Neural-networks training calls for high-precision floating-point calculation made in parallel. It's a happy coincidence that GPUs natively had many FP32 computes that play this game, but it's not the best way to play this game.

Other floating-point hardware formats can perform better for neural networks. Such is the BFLOAT16 format, implemented in Google's AI hardware accelerator called TPU. The optimized hardware allows for much higher efficiency and performance than Nvidia currently has.

These specialized optimizations on the hardware level create a new category of AI hardware where, currently, no one has a special advantage. At least not on the hardware level.

It's not a magic bullet, either. Not every model can be optimized for it, and it's not simply a matter of "let's run our code on a TPU instead of GPU". Usually, it'll require a rewrite.

So iterating on previous models will usually call for a stay on the same platform. If it's Nvidia GPU, so be it. But as time goes by, more models are designed for specialized hardware, and more frameworks like TensorFlow allow for better compatibility of the code between the platforms - making the switch easier, if viable.

TPU performance

TPUs benchmarks provide an excellent lens to the potential of these specialized hardware cards.

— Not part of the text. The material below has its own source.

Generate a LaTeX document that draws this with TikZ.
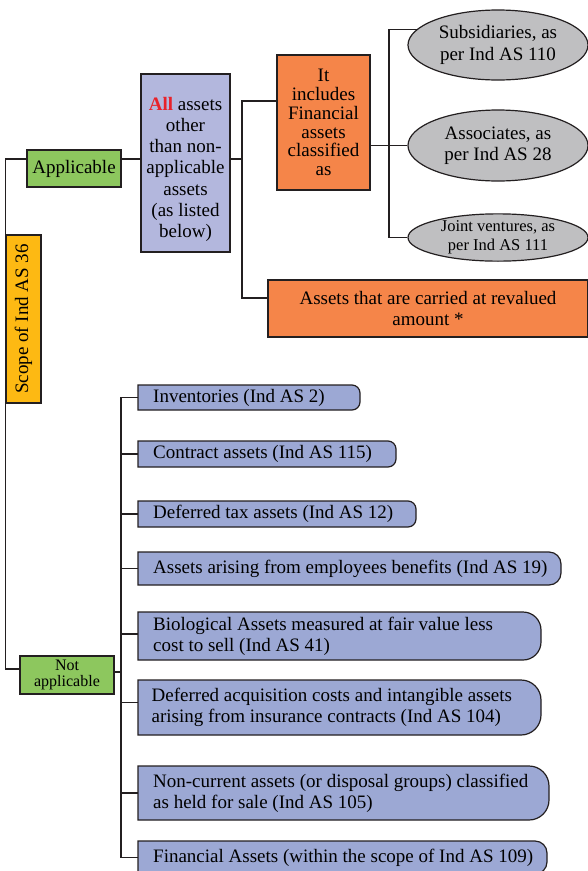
\documentclass[tikz,border=0pt]{standalone}
\usepackage{fontspec}
\setmainfont{Liberation Serif}
\usetikzlibrary{shapes.geometric}

\definecolor{scopegold}{HTML}{FDB913}
\definecolor{leafgreen}{HTML}{8DC75E}
\definecolor{lavender}{HTML}{B3B7DD}
\definecolor{burnt}{HTML}{F58549}
\definecolor{stone}{HTML}{BFBFC1}
\definecolor{listblue}{HTML}{9CA8D4}
\definecolor{allred}{HTML}{E8222A}
\definecolor{ink}{HTML}{231F20}

\tikzset{
  conn/.style={draw=ink, line width=1.1pt},
  boxline/.style={draw=ink, line width=1.2pt},
  plainbox/.style={boxline, rectangle, inner sep=0pt, align=center,
    font=\fontsize{19}{21.3}\selectfont},
  scopebox/.style={plainbox, fill=scopegold},
  greenbox/.style={plainbox, fill=leafgreen},
  lavbox/.style={plainbox, fill=lavender},
  orangebox/.style={plainbox, fill=burnt},
  oval/.style={boxline, ellipse, fill=stone, inner sep=0pt, align=center,
    font=\fontsize{19}{21.5}\selectfont},
  listshape/.style={boxline, fill=listblue},
  listtext/.style={inner xsep=15pt, inner ysep=0pt, align=left,
    font=\fontsize{19}{20.7}\selectfont},
}

% list entry: flat left side, rounded right corners
% #1 name, #2 left, #3 top, #4 right, #5 bottom, #6 corner radius, #7 text
\newcommand\listentry[7]{%
  \draw[listshape] (#2,-#3) -- ({#4-#6},-#3)
    arc[start angle=90, end angle=0, radius=#6] -- (#4,{-#5+#6})
    arc[start angle=0, end angle=-90, radius=#6] -- (#2,-#5) -- cycle;
  \node[listtext, anchor=west] (#1) at (#2,{-(#3+#5)/2}) {#7};
}

\begin{document}
\begin{tikzpicture}[x=1pt, y=1pt]
\useasboundingbox (0,0) rectangle (588,-871);

% ---------- upper branch ----------
\node[scopebox, rotate=90, minimum width=168pt, minimum height=35pt]
  (scope) at (23.5,-319) {Scope of Ind AS 36};
\node[greenbox, minimum width=94pt, minimum height=37pt]
  (app) at (74,-168.5) {Applicable};
\node[lavbox, minimum width=89pt, minimum height=178pt] (all) at (185.5,-163)
  {\rule{0pt}{26pt}\textcolor{allred}{\textbf{All}} assets\\other\\than non-\\applicable\\assets\\(as listed\\below)};
\node[orangebox, minimum width=93pt, minimum height=135pt,
      font=\fontsize{19}{18.8}\selectfont] (inc) at (323.5,-122.5)
  {It\\includes\\Financial\\assets\\classified\\as};
\node[oval, minimum width=180pt, minimum height=70pt] (sub) at (498,-45)
  {Subsidiaries, as\\per Ind AS 110};
\node[oval, minimum width=180pt, minimum height=71pt] (ass) at (498,-145.5)
  {Associates, as\\per Ind AS 28};
\node[oval, minimum width=180pt, minimum height=45pt,
      font=\fontsize{16.5}{19}\selectfont] (jv) at (498,-237.5)
  {Joint ventures, as\\per Ind AS 111};
\node[orangebox, minimum width=320pt, minimum height=57pt] (reval) at (428,-308.5)
  {Assets that are carried at revalued\\amount *};

% ---------- lower branch ----------
\node[greenbox, minimum width=94pt, minimum height=38pt,
      font=\fontsize{16}{16.5}\selectfont] (na) at (67,-675) {Not\\applicable};

\listentry{inv}{138}{385}{360}{410}{8}{Inventories (Ind AS 2)}
\listentry{con}{138}{441}{396}{467}{8}{Contract assets (Ind AS 115)}
\listentry{dta}{138}{501}{416}{527}{8}{Deferred tax assets (Ind AS 12)}
\listentry{emp}{138}{552}{561}{585}{12}{Assets arising from employees benefits (Ind AS 19)}
\listentry{bio}{138}{612}{541}{660}{18}{Biological Assets measured at fair value less\\cost to sell (Ind AS 41)}
\listentry{dac}{138}{680}{541}{735}{20}{\hspace*{-1.5pt}Deferred acquisition costs and intangible assets\\\hspace*{-1.5pt}arising from insurance contracts (Ind AS 104)}
\listentry{nca}{138}{766}{549}{820}{20}{Non-current assets (or disposal groups) classified\\as held for sale (Ind AS 105)}
\listentry{fin}{138}{841}{547}{874}{12}{Financial Assets (within the scope of Ind AS 109)}

% ---------- connectors ----------
\coordinate (forkA) at (242,-159);
\coordinate (forkB) at (389,-145.5);
\coordinate (forkC) at (121,-672);

\draw[conn] ([yshift=9.5pt]app.west) -- ++(-21,0) |- ([yshift=6pt]na.west);
\draw[conn] ([yshift=9.5pt]app.east) -- ([yshift=4pt]all.west);
\draw[conn] ([yshift=4pt]all.east) -- (forkA);
\draw[conn] ([yshift=21.5pt]inc.west) -| (forkA) |- ([yshift=10.5pt]reval.west);
\draw[conn] ([yshift=-23pt]inc.east) -- (ass.west);
\draw[conn] (sub.169) -| (forkB) |- (jv.west);

\draw[conn] ([yshift=3pt]na.east) -- (forkC);
\draw[conn] (inv.west) -| (forkC) |- (fin.west);
\draw[conn] (forkC |- con.west) -- (con.west);
\draw[conn] (forkC |- dta.west) -- (dta.west);
\draw[conn] (forkC |- emp.west) -- (emp.west);
\draw[conn] ([yshift=2pt]forkC |- bio.west) -- ([yshift=2pt]bio.west);
\draw[conn] ([yshift=5pt]forkC |- dac.west) -- ([yshift=5pt]dac.west);
\draw[conn] (forkC |- nca.west) -- (nca.west);
\end{tikzpicture}
\end{document}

Apart from the generic benchmarks that show much better performance, real-world examples like the performance boost to the AlphaGo project after moving to TPUs.

AlphaGo better performance with TPUs

Specialized hardware is crowded

Similar to Google TPUs, there are special AI hardware projects in Amazon, Alibaba, Tencent, Facebook, Apple, and more. Everyone who cares about AI develops proprietary hardware. And some provide them as a service through cloud offerings (Google TPU, Amazon AWS Trainium).

The new hardware is better, cheaper, and breaks the Nvidia CUDA hegemony, hence Nvidia's attempt to have some of these companies implement CUDA. At least if someone will outgrow the cloud offering, they will go back to Nvidia's closed garden. (Prediction: not a chance that will happen).

The future

My conclusion from the research is that hardware for training neural networks will be commoditized in the future, prone to a pricing war. That is not the case at the moment, though. Nvidia can price up their hardware, and almost no one will have a choice.

The ecosystem is also much broader than I described here. For example, in the first paragraph, I mentioned the Mellanox offerings that are part of Nvidia today - if an enterprise runs a large data operation fed into a model retrained continuously - they absolutely need it, and there are no real competitors.

Also, much of the tooling around training models are built on top of Nvidia's hardware and offerings. Even if not intentionally, then by having it tested only on those. No one wants to be the first to use a known tool in an untested environment in a production setting.

So when will it be commoditized? We're years from that point. But I'm focused on long-term investing. I'm not willing to bet on timing the point where Nvidia will have the perfect storm hitting it (in terms of AI, at least). I think Nvidia will not be the "AI leader" of the future. This title will have to go to someone else, probably someone on the software side, not the hardware side.